-- Stated goal --
Skip every image and restate the data word for word.

-- Available data --
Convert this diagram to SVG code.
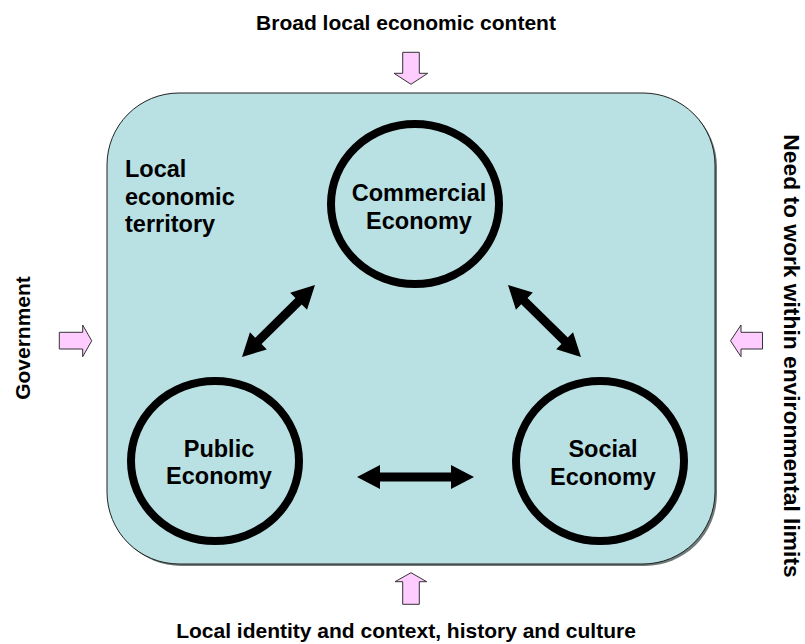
<svg xmlns="http://www.w3.org/2000/svg" width="805" height="644" viewBox="0 0 805 644">
  <style>
    .lbl { font-family: "Liberation Sans", Arial, sans-serif; font-weight: bold; fill: #000; }
    .outer { font-size: 21px; }
    .node { font-size: 23.5px; text-anchor: middle; }
    .ring { fill: none; stroke: #000; stroke-width: 8; }
    .push { fill: #ffccff; stroke: #333; stroke-width: 1; }
    .link { fill: #000; stroke: none; }
  </style>

  <!-- territory panel with a soft drop edge -->
  <g id="territory">
    <rect x="109" y="95" width="608" height="471" rx="72" ry="72" fill="#6f7a7a"/>
    <rect x="107" y="93" width="608" height="471" rx="72" ry="72" fill="#b9e0e3" stroke="#222" stroke-width="1"/>
    <text class="lbl" x="125" y="177" font-size="23.5px">Local</text>
    <text class="lbl" x="125" y="205" font-size="23.5px">economic</text>
    <text class="lbl" x="125" y="232" font-size="23.5px">territory</text>
  </g>

  <g id="commercial">
    <ellipse class="ring" cx="415" cy="204" rx="84" ry="80"/>
    <text class="lbl node" x="419" y="201">Commercial</text>
    <text class="lbl node" x="419" y="229">Economy</text>
  </g>

  <g id="public">
    <ellipse class="ring" cx="215" cy="461" rx="84" ry="80"/>
    <text class="lbl node" x="219" y="457">Public</text>
    <text class="lbl node" x="219" y="484">Economy</text>
  </g>

  <g id="social">
    <ellipse class="ring" cx="600" cy="461" rx="84" ry="80"/>
    <text class="lbl node" x="603" y="457">Social</text>
    <text class="lbl node" x="603" y="485">Economy</text>
  </g>

  <!-- two-way links between the three economies -->
  <g id="connectors">
    <polygon class="link" transform="translate(242,357) rotate(-44.6)"
      points="0,0 23,-12 23,-4.5 79.5,-4.5 79.5,-12 102.5,0 79.5,12 79.5,4.5 23,4.5 23,12"/>
    <polygon class="link" transform="translate(508,285) rotate(44.6)"
      points="0,0 23,-12 23,-4.5 79.5,-4.5 79.5,-12 102.5,0 79.5,12 79.5,4.5 23,4.5 23,12"/>
    <polygon class="link" transform="translate(357,477)"
      points="0,0 23,-12 23,-4.5 94,-4.5 94,-12 117,0 94,12 94,4.5 23,4.5 23,12"/>
  </g>

  <!-- outside influences -->
  <g id="broad-context">
    <text class="lbl outer" x="406" y="30" text-anchor="middle">Broad local economic content</text>
    <polygon class="push" points="402.7,52.3 419.3,52.3 419.3,73.3 427.7,73.3 411,84.3 394,73.3 402.7,73.3"/>
  </g>

  <g id="government">
    <text class="lbl outer" transform="translate(30,338) rotate(-90)" text-anchor="middle">Government</text>
    <polygon class="push" points="59.3,332.3 82.7,332.3 82.7,325 91.7,340.8 82.7,356.7 82.7,349 59.3,349"/>
  </g>

  <g id="environment">
    <text class="lbl" transform="translate(784,356) rotate(90)" text-anchor="middle" font-size="22.8px">Need to work within environmental limits</text>
    <polygon class="push" points="762.5,332.3 741,332.3 741,325 730.5,340.8 741,356.7 741,349 762.5,349"/>
  </g>

  <g id="identity">
    <polygon class="push" points="402.7,604.3 419.3,604.3 419.3,581.7 426.7,581.7 411,572.7 395,581.7 402.7,581.7"/>
    <text class="lbl outer" x="406" y="638" text-anchor="middle">Local identity and context, history and culture</text>
  </g>
</svg>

-- Full answer --
Convert this diagram to SVG code.
<svg xmlns="http://www.w3.org/2000/svg" width="805" height="644" viewBox="0 0 805 644">
  <style>
    .lbl { font-family: "Liberation Sans", Arial, sans-serif; font-weight: bold; fill: #000; }
    .outer { font-size: 21px; }
    .node { font-size: 23.5px; text-anchor: middle; }
    .ring { fill: none; stroke: #000; stroke-width: 8; }
    .push { fill: #ffccff; stroke: #333; stroke-width: 1; }
    .link { fill: #000; stroke: none; }
  </style>

  <!-- territory panel with a soft drop edge -->
  <g id="territory">
    <rect x="109" y="95" width="608" height="471" rx="72" ry="72" fill="#6f7a7a"/>
    <rect x="107" y="93" width="608" height="471" rx="72" ry="72" fill="#b9e0e3" stroke="#222" stroke-width="1"/>
    <text class="lbl" x="125" y="177" font-size="23.5px">Local</text>
    <text class="lbl" x="125" y="205" font-size="23.5px">economic</text>
    <text class="lbl" x="125" y="232" font-size="23.5px">territory</text>
  </g>

  <g id="commercial">
    <ellipse class="ring" cx="415" cy="204" rx="84" ry="80"/>
    <text class="lbl node" x="419" y="201">Commercial</text>
    <text class="lbl node" x="419" y="229">Economy</text>
  </g>

  <g id="public">
    <ellipse class="ring" cx="215" cy="461" rx="84" ry="80"/>
    <text class="lbl node" x="219" y="457">Public</text>
    <text class="lbl node" x="219" y="484">Economy</text>
  </g>

  <g id="social">
    <ellipse class="ring" cx="600" cy="461" rx="84" ry="80"/>
    <text class="lbl node" x="603" y="457">Social</text>
    <text class="lbl node" x="603" y="485">Economy</text>
  </g>

  <!-- two-way links between the three economies -->
  <g id="connectors">
    <polygon class="link" transform="translate(242,357) rotate(-44.6)"
      points="0,0 23,-12 23,-4.5 79.5,-4.5 79.5,-12 102.5,0 79.5,12 79.5,4.5 23,4.5 23,12"/>
    <polygon class="link" transform="translate(508,285) rotate(44.6)"
      points="0,0 23,-12 23,-4.5 79.5,-4.5 79.5,-12 102.5,0 79.5,12 79.5,4.5 23,4.5 23,12"/>
    <polygon class="link" transform="translate(357,477)"
      points="0,0 23,-12 23,-4.5 94,-4.5 94,-12 117,0 94,12 94,4.5 23,4.5 23,12"/>
  </g>

  <!-- outside influences -->
  <g id="broad-context">
    <text class="lbl outer" x="406" y="30" text-anchor="middle">Broad local economic content</text>
    <polygon class="push" points="402.7,52.3 419.3,52.3 419.3,73.3 427.7,73.3 411,84.3 394,73.3 402.7,73.3"/>
  </g>

  <g id="government">
    <text class="lbl outer" transform="translate(30,338) rotate(-90)" text-anchor="middle">Government</text>
    <polygon class="push" points="59.3,332.3 82.7,332.3 82.7,325 91.7,340.8 82.7,356.7 82.7,349 59.3,349"/>
  </g>

  <g id="environment">
    <text class="lbl" transform="translate(784,356) rotate(90)" text-anchor="middle" font-size="22.8px">Need to work within environmental limits</text>
    <polygon class="push" points="762.5,332.3 741,332.3 741,325 730.5,340.8 741,356.7 741,349 762.5,349"/>
  </g>

  <g id="identity">
    <polygon class="push" points="402.7,604.3 419.3,604.3 419.3,581.7 426.7,581.7 411,572.7 395,581.7 402.7,581.7"/>
    <text class="lbl outer" x="406" y="638" text-anchor="middle">Local identity and context, history and culture</text>
  </g>
</svg>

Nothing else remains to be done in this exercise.